A structured cadence may not sound like a financial strategy, but it is one. From the beginning of every engagement, we establish a consistent review cadence. Weekly check-ins are anchors, rather than meetings standing on ceremony or lists to be checked off. We make sure our check-ins have progress visible, decisions documented, and adjustments being made early rather than late.

However, cadence alone is not enough. We understand that meetings must translate into clarity. And to that end, our Design Managers work meticulously at orchestrating tasks across complex projects, and identifying and allotting responsibilities, while simultaneously tracking patterns to catch a problem before it slips through the cracks and turns larger. This disciplined cadence reduces the most common forms of waste in collaborative work, such as delays that aren’t always apparent, misremembered deadlines and escalation that becomes reactive. When progress is transparent and predictable, fewer resources are spent chasing alignment.

Freeing internal teams to focus on substance

In smaller teams, the product owner turns default coordinator, whereas in larger organizations, delivery managers are often stretched thin because they're juggling multiple projects at once. In either case, someone on the client end is spending a significant amount managing things when they could just have been focusing on product strategy or roadmapping.

But, instead of asking, “Is this moving in the right direction?”, they’re often asking, “Is this moving at all?” When the design partner assumes structured ownership of project management, internal teams regain that time. They are no longer required to police the engagement; instead, they participate meaningfully in it. This difference compounds over the length of a project.

Expertise in estimation

There is another layer to cost efficiency that is often overlooked. A general delivery manager coordinates tasks across disciplines. They bring process discipline, but they may not fully grasp the effort involved in complex design decisions. On the other hand, a Design Manager who is also a senior designer, understands the material of the work.

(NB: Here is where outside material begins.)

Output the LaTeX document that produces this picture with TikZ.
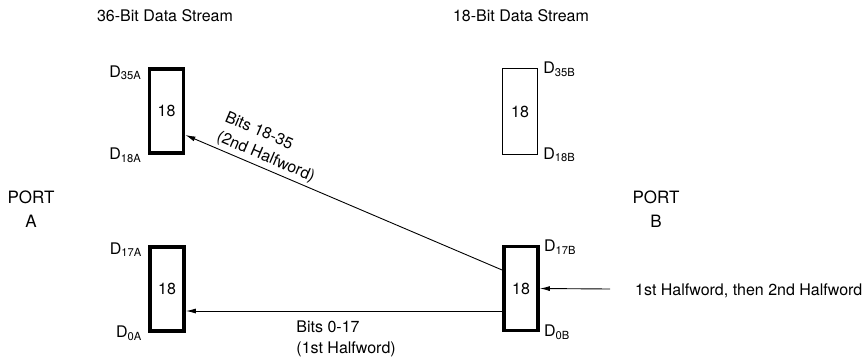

They know how long it takes to refine a critical flow.

A Design Manager recognise how proactive research will improve outcomes, and anticipate engineering dependencies before they become blockers.

So, when someone who has a strong understanding of both craft and deployment realities, proposes timelines, they are more grounded. Fewer unrealistic commitments are made at the outset, and as a result, fewer mid-course corrections are required later. Better estimation is, in itself, a cost-saving mechanism.

The economics of integration

Ultimately, design management saves cost by integrating control on the frontlines, rather than adding a layer of control on pre-existing setups. Instead of separating the management of quality and timelines, those responsibilities sit together. The result is a proactive structure that moves and adapts to requirements, unified accountability that has complete context at all times.

Clients are still paying for design. What changes is how tightly that design is run. When ownership of craft and ownership of delivery live in the same place, the engagement becomes more predictable, more stable, and less wasteful. And in complex projects, this predictability is often the most undervalued form of cost efficiency.